Uitspraak
RECHTBANK NOORD-NEDERLAND
mr. E.Th.M. Zwart-Sneek(hierna te noemen: mr. Zwart-Sneek), rechter van deze rechtbank.
1.Het procesverloop
2.Het standpunt van [A]
3.Het standpunt van mr. Zwart-Sneek
4. Beoordeling
Rechtbank Noord-Nederland
In deze zaak heeft verzoekster [A] op 30 maart 2016 tijdens een mondelinge behandeling van een kort geding mr. E.Th.M. Zwart-Sneek gewraakt. [A] was betrokken bij een kort geding tegen [C], die handelde in privé en als executeur van de nalatenschap van [B]. Tijdens de zitting heeft [A] mr. Zwart-Sneek beschuldigd van partijdigheid, omdat zij geen kritische vragen stelde aan de gemachtigde van [C], mr. F. Huisman, en weigerde een voorlopig oordeel te geven over de vorderingen van [A]. Na de zitting heeft [A] haar wrakingsverzoek verder toegelicht in een brief van 31 maart 2016. Mr. Zwart-Sneek heeft in een schrijven van 5 april 2016 laten weten niet te berusten in de wraking.
De wrakingskamer heeft op 22 april 2016 de mondelinge behandeling van het wrakingsverzoek gehouden, waarbij [A] niet aanwezig was. Mr. Zwart-Sneek heeft haar standpunt toegelicht en aangegeven dat het geven van een voorlopig oordeel niet opportuun was. De wrakingskamer heeft de relevante juridische normen uiteengezet, waaronder artikel 36 van het Wetboek van Burgerlijke Rechtsvordering en artikel 6 van het Europees Verdrag voor de Rechten van de Mens.

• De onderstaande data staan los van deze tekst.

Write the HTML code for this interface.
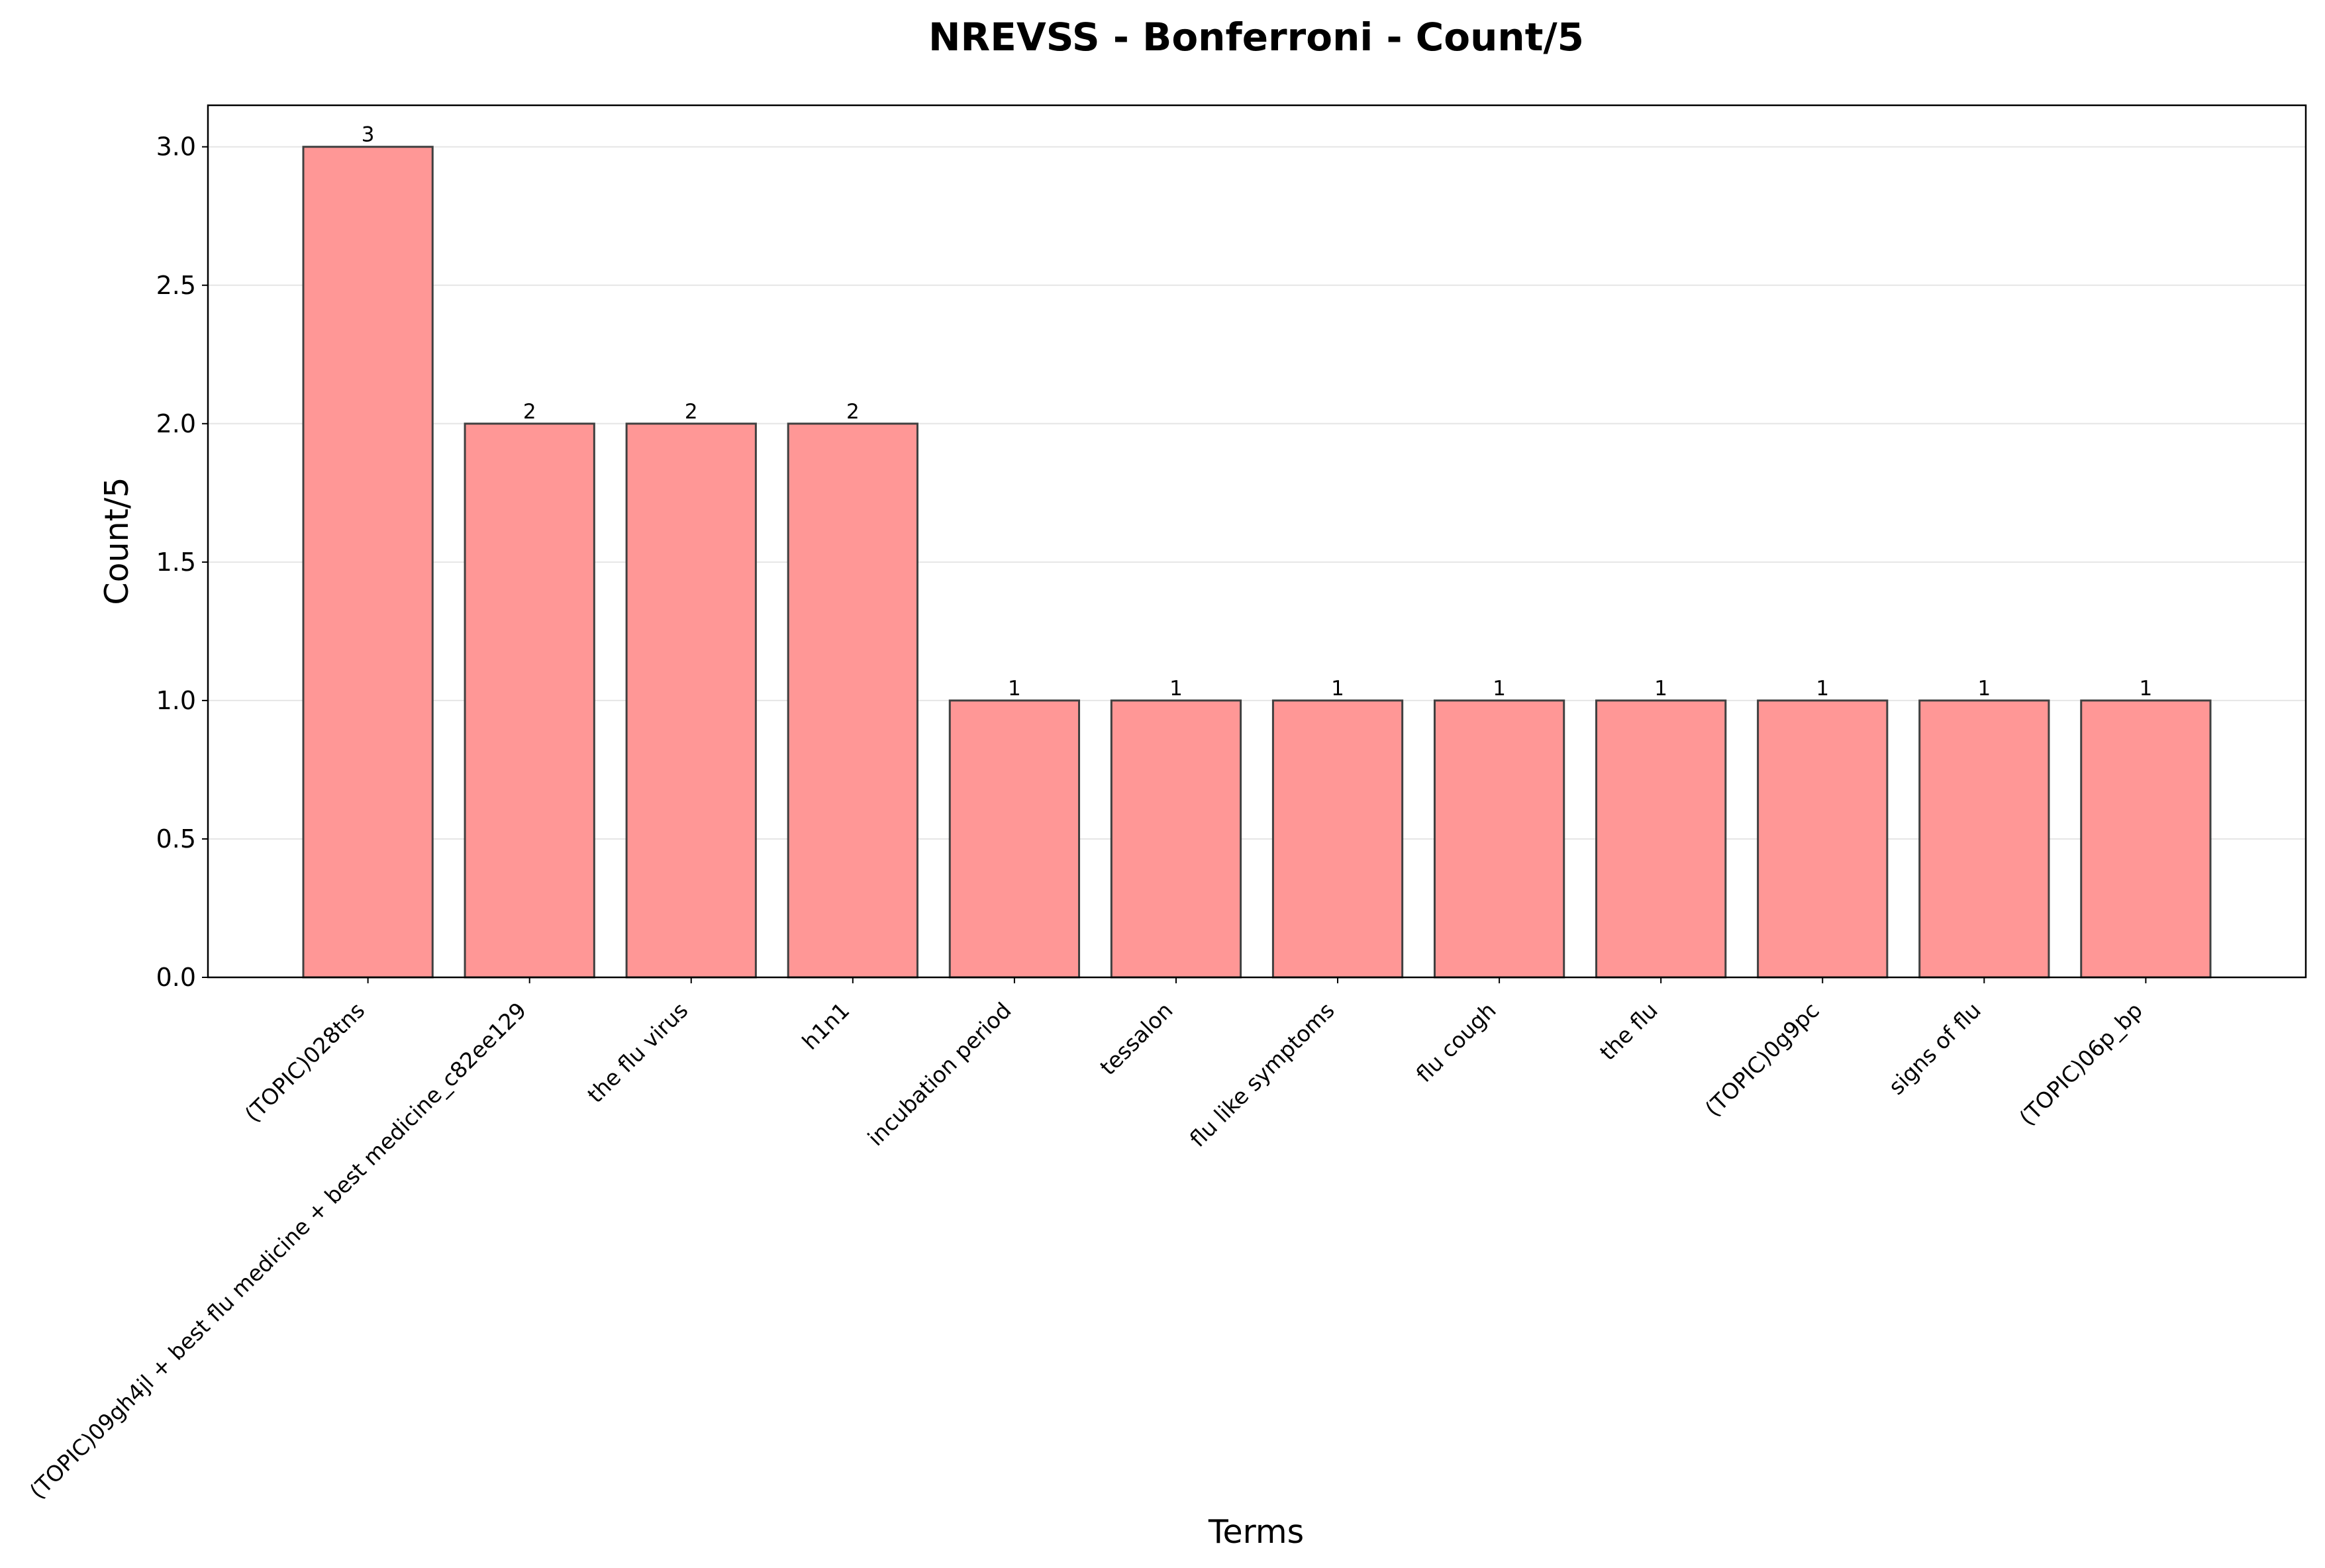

De wrakingskamer heeft geconcludeerd dat er geen uitzonderlijke omstandigheden zijn die wijzen op een vooringenomenheid van mr. Zwart-Sneek. Het verzoek tot wraking is afgewezen, en de hoofdzaak wordt voortgezet in de stand waarin deze zich bevond ten tijde van het indienen van het wrakingsverzoek. De beslissing is openbaar uitgesproken op 25 april 2016.